Für die Polizei hat die Studie der Allianz keine Bedeutung. „Die bloße Addition von Verkehrsunfällen mit Verletzten im Verlauf einer Straße mag plakativ wirken, ist für die Verkehrssicherheitsarbeit aber nur von geringer Aussagekraft“, erklärt Sprecher Ulli Fritz Gerlach von der Polizeidirektion Lübeck, die andere Merkmale im Blick hat.

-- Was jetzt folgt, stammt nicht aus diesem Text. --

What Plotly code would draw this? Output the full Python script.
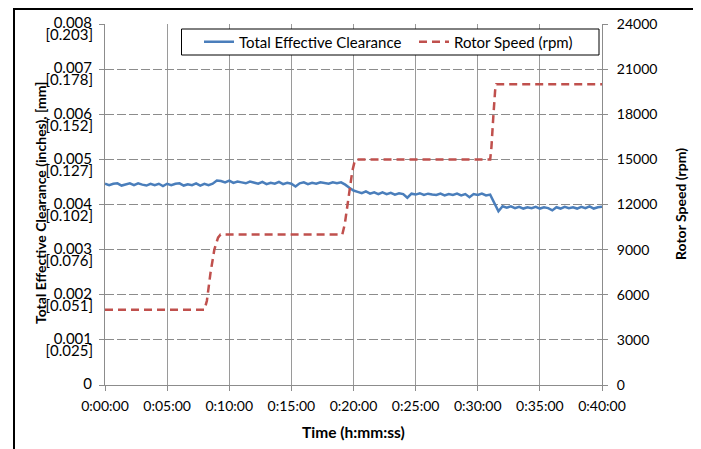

Wesentliches Ziel der Polizei sei die Identifizierung von Unfallhäufungsstellen, um diese im Zusammenwirken mit den zuständigen Behörden im Land, im Kreis und in den Kommunen zu entschärfen, so Gerlach. Eine Unfallhäufungsstelle definiere sich nach dem Vorkommen gleicher Verkehrsunfälle an einem Knotenpunkt beziehungsweise auf einem Straßenabschnitt. Gerlach betont: „Mindestvoraussetzung sind drei Verkehrsunfälle gleichen Typs im Kalenderjahr.“
Im Verkehrssicherheitsbericht 2023 der Polizei zählte der Rettiner Weg in Neustadt beispielsweise zur gefährlichsten Straße in Ostholstein. Die Strandallee fand in dem Zusammenhang keinerlei Erwähnung. „Es gibt daher aus polizeilicher Sicht keinen Unfallschwerpunkt“, sagt Gerlach.Eine Gefahr in der Strandallee sind für Verkäuferin Heidi Petersson eher die Radfahrer, die nach ihrer Meinung immer rücksichtsloser werden. Vor allem in den Sommermonaten, wenn es auf den Straßen in Scharbeutz voll ist, fahren die Urlauber auf ihren Rädern viel zu schnell durch die in der Saison autofreien Strandallee im Ortszentrum und gefährden damit andere Verkehrsteilnehmer. „Die donnern hier mitunter durch“, berichtet sie und fordert „im Urlaubsgebiet ist eine gewisse Rücksichtnahme“. In der verkehrsberuhigten Zone im Ortskern bekommt auch Mitarbeiterin Michaela Müller des Öfteren, gerade in der Ferienzeit, „Konflikte mit Fahrrädern“ mit. „Einmal ist ein Radfahrer gestürzt“, berichtet sie.
Die Beobachtungen decken sich mit den Angaben der Polizeidirektion Lübeck: 2023 wurden 23 Verkehrsunfälle in der Strandallee polizeilich aufgenommen. Darunter ereigneten sich sieben Verkehrsunfälle alleinbeteiligter Rad- beziehungsweise Pedelec-Fahrer und insgesamt 16 Verkehrsunfälle unter Radverkehrsbeteiligung. Insgesamt wurden 22 Personen leicht und vier Personen schwer verletzt. „Insbesondere bei den Alleinunfällen der Radfahrenden ist anzumerken, dass sich einige allein nur aufgrund von Unaufmerksamkeit und eigenen Fahrfehlern ereigneten“, betont Ulli Fritz Gerlach.
Für die Scharbeutzer und auch für die Polizei ist die Analyse der Versicherung also zweifelhaft. „Auch oder gerade im Hinblick auf die Länge der Strandallee sowie der Verschiedenartigkeit der Verkehrsunfälle ist das Unfallgeschehen unauffällig“, betont Gerlach.